I don't want to be in the business of accumulating proof that this Kickstarter is a wonderful reaction to a sad, longstanding problem, but I get it if you've never encountered this issue and you don't know how to research it, I do want to help. As I writer, I'm all too familiar with how just the act of writing alone is hard enough, without worrying about how your stuff will be received or if it will be perceived as less valid because you fall into a certain category of personhood. As a reader, I am very invested in reading genre fiction that expresses a diversity of opinions. I already know what I think, and we all know what sort of story a male-dominated industry thinks is good (hello, Hollywood filmmakers). I want to know what you think. Yes, you. If your stuff is being blocked for being "too different," that's a tragedy as far as I'm concerned. I'd like to see that changed.

5 comments:

Botanist said...

I admit to being rather perplexed by the whole premise here. I honestly had never heard this statement before and didn't realize anyone was talking about it because it's patently nonsense.

Ursula K Le Guin, anybody? Anne McCaffrey? Julian May? Just off the top of my head. And right now I'm reading a fabulous series by Jaida Jones and Danielle Bennett.

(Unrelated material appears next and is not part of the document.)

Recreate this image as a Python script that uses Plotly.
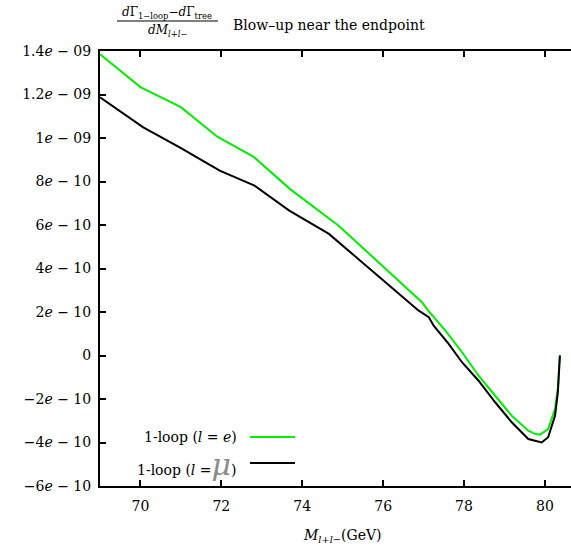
import plotly.graph_objects as go

# Invariant-mass grid (GeV) and differential width differences
x_e = [69.0, 70.0, 71.0, 71.9, 72.8, 73.7, 74.9, 75.9, 76.96, 77.1, 77.33, 77.45,
       77.54, 77.95, 78.36, 78.77, 79.18, 79.59, 79.75, 79.88, 80.08, 80.25, 80.32, 80.37]
y_e = [1.385e-9, 1.234e-9, 1.142e-9, 1.006e-9, 0.913e-9, 0.765e-9, 0.597e-9, 0.428e-9,
       0.245e-9, 0.21e-9, 0.16e-9, 0.13e-9, 0.114e-9, 0.015e-9, -0.093e-9, -0.185e-9,
       -0.277e-9, -0.346e-9, -0.36e-9, -0.364e-9, -0.338e-9, -0.246e-9, -0.15e-9, 0.0]

x_mu = [69.0, 70.07, 70.97, 71.96, 72.82, 73.68, 74.66, 75.9, 76.88, 77.13, 77.25, 77.62,
        77.95, 78.36, 78.77, 79.18, 79.59, 79.92, 80.08, 80.25, 80.32, 80.37]
y_mu = [1.187e-9, 1.049e-9, 0.957e-9, 0.85e-9, 0.781e-9, 0.666e-9, 0.559e-9, 0.36e-9,
        0.206e-9, 0.176e-9, 0.137e-9, 0.053e-9, -0.031e-9, -0.116e-9, -0.215e-9,
        -0.307e-9, -0.384e-9, -0.400e-9, -0.376e-9, -0.277e-9, -0.17e-9, 0.0]

y_tickvals = [-6e-10, -4e-10, -2e-10, 0, 2e-10, 4e-10, 6e-10, 8e-10, 1e-9, 1.2e-9, 1.4e-9]
y_ticktext = ["−6<i>e</i> − 10", "−4<i>e</i> − 10", "−2<i>e</i> − 10", "0",
              "2<i>e</i> − 10", "4<i>e</i> − 10", "6<i>e</i> − 10", "8<i>e</i> − 10",
              "1<i>e</i> − 09", "1.2<i>e</i> − 09", "1.4<i>e</i> − 09"]
x_tickvals = [70, 72, 74, 76, 78, 80]

FONT = "DejaVu Serif"
W, H = 571, 549
L, R, T, B = 100, 0, 51, 63
pw, ph = W - L - R, H - T - B


def px(x):
    return (x - L) / pw


def py(y):
    return (H - B - y) / ph


fig = go.Figure()
fig.add_trace(go.Scatter(x=x_e, y=y_e, mode="lines",
                         line=dict(color="#00ee00", width=2), showlegend=False))
fig.add_trace(go.Scatter(x=x_mu, y=y_mu, mode="lines",
                         line=dict(color="black", width=2), showlegend=False))

annotations = [
    # title: fraction + caption
    dict(text="<i>d</i>Γ<sub>1−loop</sub>−<i>d</i>Γ<sub>tree</sub>", x=px(167), y=py(13),
         xanchor="center", yanchor="middle", font=dict(size=12)),
    dict(text="<i>dM</i><sub><i>l</i>+<i>l</i>−</sub>", x=px(167), y=py(31),
         xanchor="center", yanchor="middle", font=dict(size=12)),
    dict(text="Blow–up near the endpoint", x=px(231), y=py(25),
         xanchor="left", yanchor="middle", font=dict(size=14)),
    # x-axis label
    dict(text="<i>M</i><sub><i>l</i>+<i>l</i>−</sub>(GeV)", x=px(342), y=py(536),
         xanchor="center", yanchor="middle", font=dict(size=14)),
    # legend entries
    dict(text="1-loop (<i>l</i> = <i>e</i>)", x=px(239), y=py(437),
         xanchor="right", yanchor="middle", font=dict(size=14)),
    dict(text="1-loop (<i>l</i> =<span style='color:#8a8a8a;font-size:30px'><i>μ</i></span>)",
         x=px(239), y=py(464), xanchor="right", yanchor="middle", font=dict(size=14)),
]
for a in annotations:
    a.update(xref="paper", yref="paper", showarrow=False)
    a["font"].update(family=FONT, color="black")

shapes = [
    dict(type="line", x0=px(117), x1=px(218), y0=py(21), y1=py(21),
         line=dict(color="black", width=1)),
    dict(type="line", x0=px(250), x1=px(295), y0=py(437), y1=py(437),
         line=dict(color="#00ee00", width=2)),
    dict(type="line", x0=px(250), x1=px(295), y0=py(463), y1=py(463),
         line=dict(color="black", width=2)),
]
for s in shapes:
    s.update(xref="paper", yref="paper")

fig.update_layout(
    width=W, height=H,
    margin=dict(l=L, r=R, t=T, b=B, pad=0),
    paper_bgcolor="white", plot_bgcolor="white",
    font=dict(family=FONT, size=14, color="black"),
    annotations=annotations, shapes=shapes,
    xaxis=dict(range=[69.0, 80.645], tickvals=x_tickvals, ticks="inside", ticklen=6,
               tickwidth=1.5, tickcolor="black", showline=True, linecolor="black",
               linewidth=2, mirror="ticks", showgrid=False, zeroline=False,
               ticklabelstandoff=6, tickfont=dict(family=FONT, size=14)),
    yaxis=dict(range=[-6e-10, 1.4e-9], tickvals=y_tickvals, ticktext=y_ticktext,
               ticks="inside", ticklen=6, tickwidth=1.5, tickcolor="black",
               showline=True, linecolor="black", linewidth=2, showgrid=False,
               zeroline=False, ticklabelstandoff=4, tickfont=dict(family=FONT, size=14)),
)

fig.write_html("out.html")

To me, this claim feels like a bizarre non-issue, so I'm really curious who & in what forums people are claiming that women destroy any kind of fiction.

Elizabeth Twist said...

Earlier I wrote and posted a very long response to you, Botanist.

Apologies to anyone who wanted to re-read my earlier comment. This is still probably going to be long but it will also be more on target.

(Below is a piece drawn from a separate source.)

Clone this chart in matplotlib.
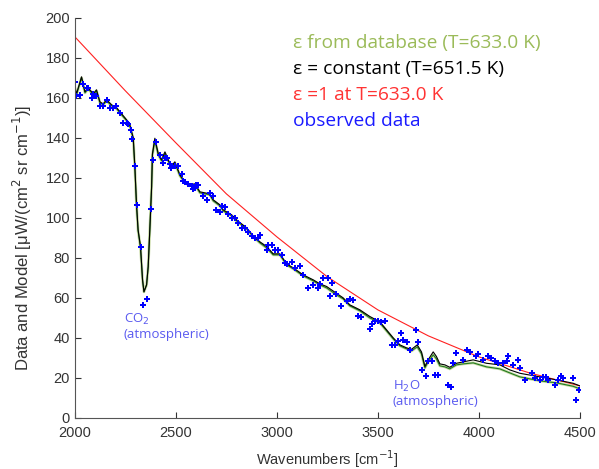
import matplotlib
matplotlib.use("Agg")
import matplotlib.pyplot as plt

# datos
obs_x = [2000, 2008, 2025, 2041, 2058, 2066, 2083, 2091, 2107, 2124, 2140, 2157, 2173, 2190, 2203,
         2223, 2240, 2256, 2264, 2280, 2285, 2297, 2309, 2325, 2338, 2358, 2375, 2388, 2404, 2421,
         2434, 2446, 2454, 2470, 2478, 2495, 2511, 2528, 2536, 2545, 2561, 2578, 2586, 2594, 2602,
         2611, 2635, 2652, 2668, 2684, 2701, 2718, 2726, 2743, 2759, 2776, 2792, 2809, 2825, 2842,
         2858, 2875, 2891, 2908, 2916, 2949, 2957, 2974, 2990, 3007, 3023, 3040, 3048, 3073, 3089,
         3114, 3130, 3155, 3180, 3205, 3213, 3229, 3254, 3262, 3271, 3295, 3320, 3345, 3361, 3378,
         3403, 3419, 3460, 3469, 3485, 3502, 3518, 3535, 3568, 3584, 3601, 3617, 3625, 3642, 3661,
         3688, 3700, 3721, 3738, 3749, 3766, 3782, 3799, 3848, 3860, 3873, 3889, 3923, 3939, 3955,
         3988, 3997, 4021, 4046, 4062, 4079, 4095, 4120, 4137, 4145, 4170, 4195, 4203, 4228, 4261,
         4277, 4302, 4318, 4334, 4343, 4376, 4392, 4409, 4417, 4467, 4483, 4496]
obs_y = [168, 161, 161.5, 167, 165, 165, 160, 162, 161, 155.7, 155.7, 159, 155, 155, 155.7,
         152.5, 147.3, 147.3, 147, 144, 139.5, 125.7, 106.5, 85.3, 56.5, 59.5, 104.5, 129, 138, 131.5,
         127.3, 130, 129.7, 127, 125, 126, 125.7, 122, 118.3, 118, 117, 115.7, 114.5, 114.8, 116.5,
         116.5, 110.8, 109, 112.3, 110.8, 104, 103, 105.7, 105.3, 102, 99.8, 99.8, 97.3, 94.8, 94.8,
         93, 91, 90, 90, 91.5, 84, 86.5, 86.5, 84, 84, 81.5, 77.3, 77, 77.7, 74.8,
         75.7, 71.5, 64.7, 66.5, 64.7, 66.7, 69.8, 69.8, 60.7, 67.3, 62, 55.7, 58.3, 59.5, 59,
         50.7, 50.3, 44.5, 47, 48.2, 48.2, 47.7, 48.2, 36.5, 36.5, 38.2, 42.3, 39, 38, 34,
         44, 37.7, 24, 20.7, 28.5, 28.5, 21.5, 21.5, 16.5, 15.3, 27.3, 32.3, 29, 34, 33,
         30.7, 32, 29, 31, 30, 28.2, 27.5, 27.3, 28.2, 30.7, 26.5, 29, 24.8, 19, 22.3,
         20, 19, 20.5, 20.5, 19, 16.5, 19, 20.7, 20, 19.8, 9, 13.7]

model_x = [2000, 2008, 2033, 2050, 2066, 2091, 2107, 2124, 2140, 2157, 2182, 2207, 2223, 2248, 2264,
           2272, 2289, 2297, 2305, 2313, 2325, 2335, 2342, 2355, 2363, 2371, 2380, 2384, 2396, 2413,
           2429, 2446, 2462, 2478, 2495, 2520, 2545, 2569, 2594, 2619, 2668, 2685, 2718, 2734, 2776,
           2800, 2850, 2883, 2916, 2949, 2982, 3015, 3048, 3081, 3130, 3180, 3213, 3246, 3295, 3328,
           3361, 3411, 3460, 3510, 3543, 3576, 3609, 3642, 3667, 3695, 3716, 3733, 3749, 3774, 3790,
           3807, 3832, 3856, 3889, 3923, 3972, 4038, 4104, 4153, 4203, 4302, 4385, 4467, 4500]
const_y = [165.5, 162, 170.5, 163, 165, 162, 164, 158, 157, 159, 156.5, 155, 153, 150, 148,
           146.5, 140, 125.6, 107, 94, 85.7, 69, 63, 66.5, 75.6, 94, 115.7, 132, 139.8, 132,
           129, 133, 129, 125.7, 128, 121.5, 118, 116.5, 117, 113, 112, 109, 106.5, 104, 101.5,
           99, 95, 91, 88, 85.7, 82, 82, 77, 75, 71.5, 69, 67, 65.7, 62.3, 60,
           56.5, 54, 50.7, 48, 44, 40, 36.5, 35, 34.3, 36.5, 33, 25.7, 29, 33, 30.7,
           27, 26.5, 25.3, 27.3, 28, 29, 27.3, 26.5, 24, 22.3, 20.5, 19, 17.3, 16]
db_y = [165, 161.5, 170, 162.5, 164.5, 161.5, 163.5, 157.5, 156.5, 158.5, 156, 154.5, 152.5, 149.5, 147.5,
        146, 139.5, 125, 106.5, 93.5, 85, 69, 63, 66.5, 75.6, 94, 115.7, 131.5, 138.5, 131.5,
        128.5, 132, 128.5, 125, 127.5, 121, 117.5, 116, 116.5, 112.5, 111.5, 108.5, 106, 103.5, 101,
        98.5, 94.5, 90.5, 87.5, 85, 81.5, 81.5, 76.5, 74.5, 71, 68.5, 66.5, 65, 61.5, 59.5,
        56, 53.5, 50, 47.5, 43.5, 39.5, 36, 34.5, 33.5, 35.5, 32, 25, 28, 31.5, 29.5,
        26, 25.5, 24.5, 26.5, 27, 27.5, 25.5, 24.5, 22.5, 20.5, 18.5, 17.5, 15.8, 14.5]

bb_x = [2000, 2250, 2500, 2750, 3000, 3250, 3500, 3750, 4000, 4250, 4500]
bb_y = [190.5, 163.5, 137.5, 112, 90.5, 70.5, 54, 41, 30.5, 22.5, 16]

fig = plt.figure(figsize=(5.99, 4.69), dpi=100)
ax = fig.add_axes([0.125, 0.109, 0.843, 0.853])

ax.plot(bb_x, bb_y, color='#ff2020', lw=0.8)
ax.plot(model_x, db_y, color='#9bbb59', lw=2, alpha=0.55)
ax.plot(model_x, db_y, color='#1f7a1f', lw=0.8)
ax.plot(model_x, const_y, color='black', lw=0.8)
ax.plot(obs_x, obs_y, ls='none', marker='P', ms=5, mew=0, color='#0000ff')

ax.set_xlim(2000, 4500)
ax.set_ylim(0, 200)
ax.set_xticks(range(2000, 4501, 500))
ax.set_yticks(range(0, 201, 20))
ax.spines['top'].set_visible(False)
ax.spines['right'].set_visible(False)
for s in ['left', 'bottom']:
    ax.spines[s].set_color('#555555')
ax.tick_params(direction='in', length=4, labelsize=10.5, colors='#333333')
ax.tick_params(axis='x', pad=6)
for lbl in ax.get_xticklabels() + ax.get_yticklabels():
    lbl.set_family('Liberation Sans')

ax.set_xlabel('Wavenumbers [cm$^{-1}$]', family='Liberation Sans', fontsize=10.5, color='#333333')
ax.xaxis.set_label_coords(0.5, -0.075)
ax.set_ylabel('Data and Model [\u03bcW/(cm$^2$ sr cm$^{-1}$)]', family='Liberation Sans',
              fontsize=12, color='#333333')
ax.yaxis.set_label_coords(-0.08, 0.45)

# leyenda como texto
leyenda = [('\u03b5 from database (T=633.0 K)', '#9bbb59'),
           ('\u03b5 = constant (T=651.5 K)', 'black'),
           ('\u03b5 =1 at T=633.0 K', '#ff3333'),
           ('observed data', '#1a1aff')]
for i, (txt, col) in enumerate(leyenda):
    fig.text(293 / 599, 1 - (43 + i * 26) / 469, txt, color=col, fontsize=13.8,
             family='Open Sans', va='center')

ax.text(2243, 53, 'CO$_2$\n(atmospheric)', color='#5a5af0', fontsize=9.5,
        family='Open Sans', va='top', ha='left', linespacing=1.1)
ax.text(3574, 19.5, 'H$_2$O\n(atmospheric)', color='#5a5af0', fontsize=9.5,
        family='Open Sans', va='top', ha='left', linespacing=1.1)

fig.savefig('out.png', dpi=100)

I believe this campaign is a partial response to some highly negative stuff that went on last year, spearheaded by a certain individual to whom I don't want to link. However, you can easily find one of his more offensive blog posts by searching for the following:

Women ruin everything SFWA edition

This man was, according to Jim C. Hines, supported for SFWA presidency by ten percent of voting members, which is ten percent too many if you ask me.

The Women Destroy Science Fiction Kickstarter is, as far as I can tell, a cheeky response to this type of thinking.

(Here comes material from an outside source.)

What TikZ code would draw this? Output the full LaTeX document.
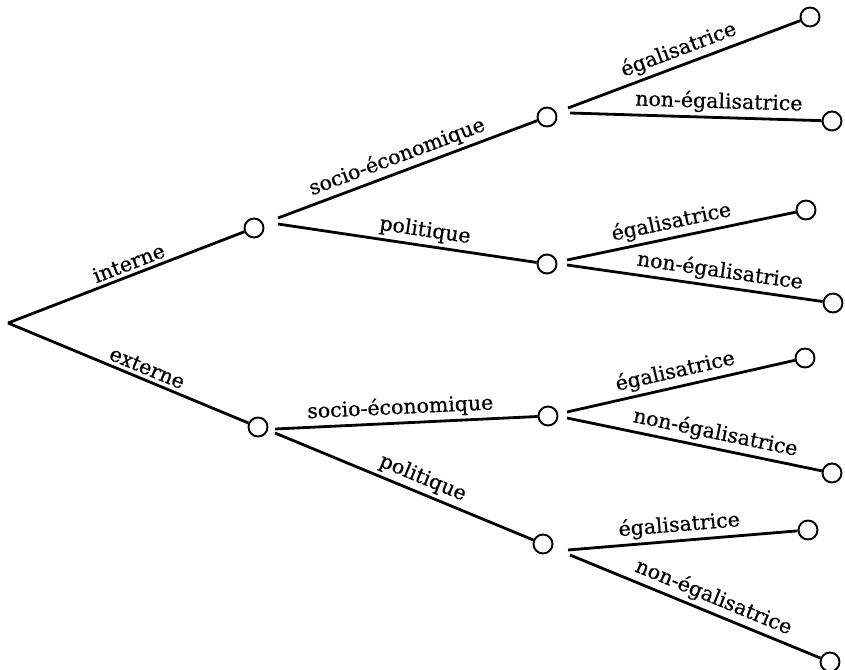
\documentclass[tikz,border=0pt]{standalone}
\usepackage{fontspec}
\setmainfont{DejaVu Serif}[FakeBold=0.5]
\begin{document}
\begin{tikzpicture}[x=1pt,y=-1pt,
  branch/.style={line width=2.8pt},
  knot/.style={circle,draw,line width=1.9pt,minimum size=19pt,inner sep=0pt,fill=white},
  lab/.style={sloped,above,inner sep=3.5pt,font=\fontsize{20.5}{24}\selectfont}]
\useasboundingbox (0,0) rectangle (845,669);
% root
\coordinate (R) at (8,323);
% level 1
\node[knot] (A) at (254,228) {};
\node[knot] (B) at (258,427) {};
% level 2
\node[knot] (A1) at (547,117) {};
\node[knot] (A2) at (547,264) {};
\node[knot] (B1) at (548,416) {};
\node[knot] (B2) at (543,544) {};
% leaves
\node[knot] (A1a) at (810,17) {};
\node[knot] (A1b) at (832,121) {};
\node[knot] (A2a) at (806,210) {};
\node[knot] (A2b) at (833,303) {};
\node[knot] (B1a) at (805,358) {};
\node[knot] (B1b) at (832,473) {};
\node[knot] (B2a) at (808,530) {};
\node[knot] (B2b) at (830,662) {};
% starting points of outgoing branches
\coordinate (As1) at (278,218);
\coordinate (As2) at (278,224);
\coordinate (Bs1) at (275,429);
\coordinate (Bs2) at (275,433);
\coordinate (A1s1) at (568,108);
\coordinate (A1s2) at (570,113);
\coordinate (A2s1) at (567,260);
\coordinate (A2s2) at (567,265);
\coordinate (B1s1) at (567,412);
\coordinate (B1s2) at (567,418);
\coordinate (B2s1) at (568,550);
\coordinate (B2s2) at (570,555);
% branches
\draw[branch] (R) -- node[lab,pos=0.53] {interne} (A);
\draw[branch] (R) -- node[lab,pos=0.56] {externe} (B);
\draw[branch] (As1) -- node[lab,pos=0.48] {socio-économique} (A1);
\draw[branch] (As2) -- node[lab,pos=0.56] {politique} (A2);
\draw[branch] (Bs1) -- node[lab,pos=0.48] {socio-économique} (B1);
\draw[branch] (Bs2) -- node[lab,pos=0.55] {politique} (B2);
\draw[branch] (A1s1) -- node[lab,pos=0.50] {égalisatrice} (A1a);
\draw[branch] (A1s2) -- node[lab,pos=0.59] {non-égalisatrice} (A1b);
\draw[branch] (A2s1) -- node[lab,pos=0.47] {égalisatrice} (A2a);
\draw[branch] (A2s2) -- node[lab,pos=0.59] {non-égalisatrice} (A2b);
\draw[branch] (B1s1) -- node[lab,pos=0.49] {égalisatrice} (B1a);
\draw[branch] (B1s2) -- node[lab,pos=0.57] {non-égalisatrice} (B1b);
\draw[branch] (B2s1) -- node[lab,pos=0.49] {égalisatrice} (B2a);
\draw[branch] (B2s2) -- node[lab,pos=0.55] {non-égalisatrice} (B2b);
\end{tikzpicture}
\end{document}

SFWA took it in the shins last year after the organization allowed several very old-fashioned ideas about women to be expressed in their Bulletin, thus alienating many members, both women and allies.

If you search for "SFWA sexism 2013" you'll find a few articles that will summarize the problem. Sadly, there are fewer responses to the rampant racism, also partially perpetrated by the same individual, which took place around the same time.

The science fiction writing community has some healing to do. This Kickstarter is trying to help.

Botanist said...

Thanks for the references. I followed up a couple of searches and that explains a lot.

Since I am not a member of SFWA (and never will be, given their membership requirements) this shameful display of dinosaur thinking passed me by.

Elizabeth Twist said...

I really appreciate that you checked the situation out, Botanist. Thank you, and thanks for returning here to let me know that you did.

nutschell said...

This Kickstarter sounds like a great project, though I must admit I did a double take on the title before I realized what they were trying to accomplish. I think the more appropriate title would've been Women ROCK all genres!